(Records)
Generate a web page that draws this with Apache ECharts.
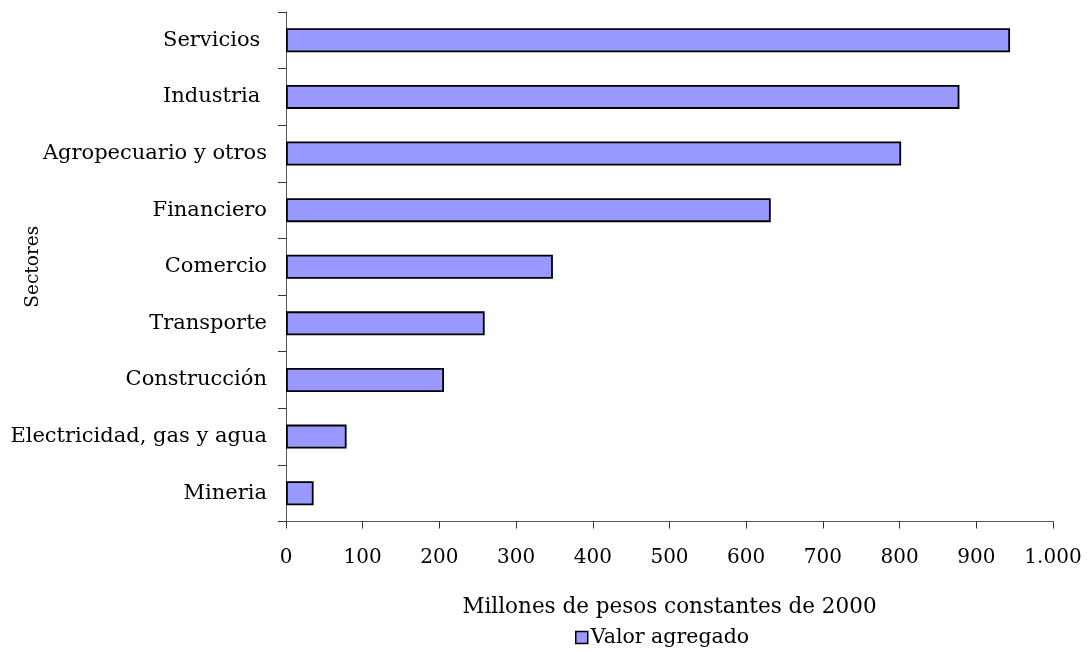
<!DOCTYPE html>
<html>
<head>
<meta charset="utf-8">
<script src="https://cdn.jsdelivr.net/npm/echarts@6/dist/echarts.min.js"></script>
<style>
html,body{margin:0;padding:0;background:#fff;}
#chart{width:1090px;height:652px;}
</style>
</head>
<body>
<div id="chart"></div>
<script>
var categories = ['Mineria', 'Electricidad, gas y agua', 'Construcción', 'Transporte', 'Comercio', 'Financiero', 'Agropecuario y otros', 'Industria ', 'Servicios '];
var values = [36, 79, 206, 259, 348, 632, 802, 878, 944];
var xTicks = [0, 100, 200, 300, 400, 500, 600, 700, 800, 900, 1000];
var xTickLabels = ['0', '100', '200', '300', '400', '500', '600', '700', '800', '900', '1.000'];
var seriesName = 'Valor agregado';
var xName = 'Millones de pesos constantes de 2000';
var yName = 'Sectores';

var FONT = 'DejaVu Serif';
var chart = echarts.init(document.getElementById('chart'));
chart.setOption({
  animation: false,
  backgroundColor: '#fff',
  textStyle: {fontFamily: FONT, color: '#000'},
  grid: {left: 286, right: 37, top: 12, bottom: 130.5, containLabel: false, outerBoundsMode: 'none'},
  legend: {
    top: 622, left: 570,
    itemWidth: 12, itemHeight: 12, itemGap: 4,
    icon: 'rect',
    itemStyle: {color: '#9999FF', borderColor: '#000', borderWidth: 1.5},
    textStyle: {fontFamily: FONT, fontSize: 20.5, color: '#000', padding: [0,0,0,-2]},
    data: [seriesName]
  },
  xAxis: {
    type: 'value',
    min: xTicks[0], max: xTicks[xTicks.length-1], interval: xTicks[1] - xTicks[0],
    name: xName, nameLocation: 'middle', nameGap: 75,
    nameTextStyle: {fontFamily: FONT, fontSize: 21.5, color: '#000'},
    nameMoveOverlap: false,
    axisLine: {show: true, lineStyle: {color: '#555', width: 1}},
    axisTick: {show: true, length: 7, lineStyle: {color: '#333'}},
    splitLine: {show: false},
    axisLabel: {
      margin: 26, fontFamily: FONT, fontSize: 20, color: '#000',
      formatter: function (v) { var i = xTicks.indexOf(v); return i >= 0 ? xTickLabels[i] : ''; }
    }
  },
  yAxis: {
    type: 'category', data: categories,
    name: yName, nameLocation: 'middle', nameGap: 243, nameRotate: 90,
    nameMoveOverlap: false,
    nameTextStyle: {fontFamily: FONT, fontSize: 18.5, color: '#000'},
    axisLine: {show: true, lineStyle: {color: '#555', width: 1}},
    axisTick: {show: true, length: 8, lineStyle: {color: '#333'}},
    axisLabel: {margin: 19, fontFamily: FONT, fontSize: 21, color: '#000'}
  },
  series: [{
    name: seriesName, type: 'bar', data: values,
    barWidth: 24,
    itemStyle: {color: '#9999FF', borderColor: '#000', borderWidth: 1.8}
  }]
});
</script>
</body>
</html>
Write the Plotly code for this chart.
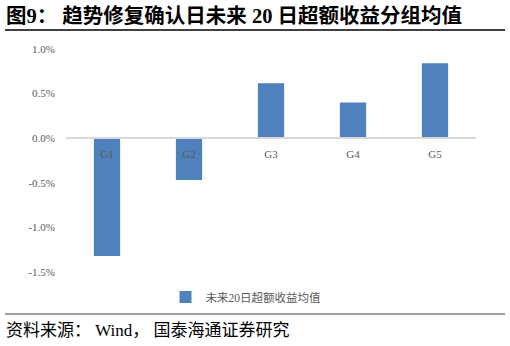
import plotly.graph_objects as go

categories = ["G1", "G2", "G3", "G4", "G5"]
values = [-1.32, -0.47, 0.616, 0.40, 0.84]
tick_vals = [-1.5, -1.0, -0.5, 0.0, 0.5, 1.0]
tick_text = ["-1.5%", "-1.0%", "-0.5%", "0.0%", "0.5%", "1.0%"]
series_name = "未来20日超额收益均值"
title_text = "图9： 趋势修复确认日未来 20 日超额收益分组均值"
source_text = "资料来源： Wind， 国泰海通证券研究"

W, H = 510, 346
ml, mr, mt, mb = 66, 34, 49, 74

def px_x(px):
    return (px - ml) / (W - ml - mr)

def px_y(py):
    return 1 - (py - mt) / (H - mt - mb)

fig = go.Figure()
fig.add_trace(go.Bar(
    x=categories, y=values, name=series_name,
    marker=dict(color="#4F81BD", line=dict(width=0)),
    width=0.32, showlegend=True,
))

ymin, ymax = -1.5, 1.0
fig.update_layout(
    width=W, height=H,
    margin=dict(l=ml, r=mr, t=mt, b=mb),
    paper_bgcolor="white", plot_bgcolor="white",
    font=dict(family="Liberation Serif, Noto Sans CJK SC", color="#595959", size=11),
    xaxis=dict(
        type="category", showgrid=False, showline=True, linecolor="#D9D9D9", linewidth=1.5,
        ticks="", anchor="free", position=(0 - ymin) / (ymax - ymin),
        tickfont=dict(family="Liberation Serif", size=11, color="#595959"),
        ticklabelstandoff=6,
        zeroline=False, fixedrange=True,
    ),
    yaxis=dict(
        range=[ymin, ymax], tickvals=tick_vals, ticktext=tick_text,
        showgrid=False, zeroline=False, showline=False, ticks="",
        tickfont=dict(family="Liberation Serif", size=11, color="#595959"),
        ticklabelstandoff=10,
    ),
    legend=dict(
        orientation="h", x=px_x(246), xanchor="center", y=px_y(297), yanchor="middle",
        font=dict(family="Liberation Serif, Noto Sans CJK SC", size=11.5, color="#595959"),
        itemwidth=30,
    ),
)

fig.add_annotation(
    text="<b>" + title_text + "</b>", xref="paper", yref="paper",
    x=px_x(4), y=px_y(16),
    xanchor="left", yanchor="middle", showarrow=False,
    font=dict(family="Liberation Serif, Noto Sans CJK SC", size=20.5, color="black"),
)
fig.add_annotation(
    text=source_text, xref="paper", yref="paper",
    x=px_x(4), y=px_y(330),
    xanchor="left", yanchor="middle", showarrow=False,
    font=dict(family="Liberation Serif, Noto Sans CJK SC", size=17, color="black"),
)

fig.add_shape(type="line", xref="paper", yref="paper",
              x0=px_x(5), x1=px_x(505), y0=px_y(30), y1=px_y(30),
              line=dict(color="black", width=1.5))
fig.add_shape(type="line", xref="paper", yref="paper",
              x0=px_x(5), x1=px_x(505), y0=px_y(314), y1=px_y(314),
              line=dict(color="#7F7F7F", width=1.5))

fig.write_html("out.html")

## Task to complete
Copy the records exactly. Skip the pictures.

## Answer to the task
Generate a web page that draws this with Apache ECharts.
<!DOCTYPE html>
<html>
<head>
<meta charset="utf-8">
<script src="https://cdn.jsdelivr.net/npm/echarts@6/dist/echarts.min.js"></script>
<style>
html,body{margin:0;padding:0;background:#fff;}
#chart{width:1090px;height:652px;}
</style>
</head>
<body>
<div id="chart"></div>
<script>
var categories = ['Mineria', 'Electricidad, gas y agua', 'Construcción', 'Transporte', 'Comercio', 'Financiero', 'Agropecuario y otros', 'Industria ', 'Servicios '];
var values = [36, 79, 206, 259, 348, 632, 802, 878, 944];
var xTicks = [0, 100, 200, 300, 400, 500, 600, 700, 800, 900, 1000];
var xTickLabels = ['0', '100', '200', '300', '400', '500', '600', '700', '800', '900', '1.000'];
var seriesName = 'Valor agregado';
var xName = 'Millones de pesos constantes de 2000';
var yName = 'Sectores';

var FONT = 'DejaVu Serif';
var chart = echarts.init(document.getElementById('chart'));
chart.setOption({
  animation: false,
  backgroundColor: '#fff',
  textStyle: {fontFamily: FONT, color: '#000'},
  grid: {left: 286, right: 37, top: 12, bottom: 130.5, containLabel: false, outerBoundsMode: 'none'},
  legend: {
    top: 622, left: 570,
    itemWidth: 12, itemHeight: 12, itemGap: 4,
    icon: 'rect',
    itemStyle: {color: '#9999FF', borderColor: '#000', borderWidth: 1.5},
    textStyle: {fontFamily: FONT, fontSize: 20.5, color: '#000', padding: [0,0,0,-2]},
    data: [seriesName]
  },
  xAxis: {
    type: 'value',
    min: xTicks[0], max: xTicks[xTicks.length-1], interval: xTicks[1] - xTicks[0],
    name: xName, nameLocation: 'middle', nameGap: 75,
    nameTextStyle: {fontFamily: FONT, fontSize: 21.5, color: '#000'},
    nameMoveOverlap: false,
    axisLine: {show: true, lineStyle: {color: '#555', width: 1}},
    axisTick: {show: true, length: 7, lineStyle: {color: '#333'}},
    splitLine: {show: false},
    axisLabel: {
      margin: 26, fontFamily: FONT, fontSize: 20, color: '#000',
      formatter: function (v) { var i = xTicks.indexOf(v); return i >= 0 ? xTickLabels[i] : ''; }
    }
  },
  yAxis: {
    type: 'category', data: categories,
    name: yName, nameLocation: 'middle', nameGap: 243, nameRotate: 90,
    nameMoveOverlap: false,
    nameTextStyle: {fontFamily: FONT, fontSize: 18.5, color: '#000'},
    axisLine: {show: true, lineStyle: {color: '#555', width: 1}},
    axisTick: {show: true, length: 8, lineStyle: {color: '#333'}},
    axisLabel: {margin: 19, fontFamily: FONT, fontSize: 21, color: '#000'}
  },
  series: [{
    name: seriesName, type: 'bar', data: values,
    barWidth: 24,
    itemStyle: {color: '#9999FF', borderColor: '#000', borderWidth: 1.8}
  }]
});
</script>
</body>
</html>
Write the Plotly code for this chart.
import plotly.graph_objects as go

categories = ["G1", "G2", "G3", "G4", "G5"]
values = [-1.32, -0.47, 0.616, 0.40, 0.84]
tick_vals = [-1.5, -1.0, -0.5, 0.0, 0.5, 1.0]
tick_text = ["-1.5%", "-1.0%", "-0.5%", "0.0%", "0.5%", "1.0%"]
series_name = "未来20日超额收益均值"
title_text = "图9： 趋势修复确认日未来 20 日超额收益分组均值"
source_text = "资料来源： Wind， 国泰海通证券研究"

W, H = 510, 346
ml, mr, mt, mb = 66, 34, 49, 74

def px_x(px):
    return (px - ml) / (W - ml - mr)

def px_y(py):
    return 1 - (py - mt) / (H - mt - mb)

fig = go.Figure()
fig.add_trace(go.Bar(
    x=categories, y=values, name=series_name,
    marker=dict(color="#4F81BD", line=dict(width=0)),
    width=0.32, showlegend=True,
))

ymin, ymax = -1.5, 1.0
fig.update_layout(
    width=W, height=H,
    margin=dict(l=ml, r=mr, t=mt, b=mb),
    paper_bgcolor="white", plot_bgcolor="white",
    font=dict(family="Liberation Serif, Noto Sans CJK SC", color="#595959", size=11),
    xaxis=dict(
        type="category", showgrid=False, showline=True, linecolor="#D9D9D9", linewidth=1.5,
        ticks="", anchor="free", position=(0 - ymin) / (ymax - ymin),
        tickfont=dict(family="Liberation Serif", size=11, color="#595959"),
        ticklabelstandoff=6,
        zeroline=False, fixedrange=True,
    ),
    yaxis=dict(
        range=[ymin, ymax], tickvals=tick_vals, ticktext=tick_text,
        showgrid=False, zeroline=False, showline=False, ticks="",
        tickfont=dict(family="Liberation Serif", size=11, color="#595959"),
        ticklabelstandoff=10,
    ),
    legend=dict(
        orientation="h", x=px_x(246), xanchor="center", y=px_y(297), yanchor="middle",
        font=dict(family="Liberation Serif, Noto Sans CJK SC", size=11.5, color="#595959"),
        itemwidth=30,
    ),
)

fig.add_annotation(
    text="<b>" + title_text + "</b>", xref="paper", yref="paper",
    x=px_x(4), y=px_y(16),
    xanchor="left", yanchor="middle", showarrow=False,
    font=dict(family="Liberation Serif, Noto Sans CJK SC", size=20.5, color="black"),
)
fig.add_annotation(
    text=source_text, xref="paper", yref="paper",
    x=px_x(4), y=px_y(330),
    xanchor="left", yanchor="middle", showarrow=False,
    font=dict(family="Liberation Serif, Noto Sans CJK SC", size=17, color="black"),
)

fig.add_shape(type="line", xref="paper", yref="paper",
              x0=px_x(5), x1=px_x(505), y0=px_y(30), y1=px_y(30),
              line=dict(color="black", width=1.5))
fig.add_shape(type="line", xref="paper", yref="paper",
              x0=px_x(5), x1=px_x(505), y0=px_y(314), y1=px_y(314),
              line=dict(color="#7F7F7F", width=1.5))

fig.write_html("out.html")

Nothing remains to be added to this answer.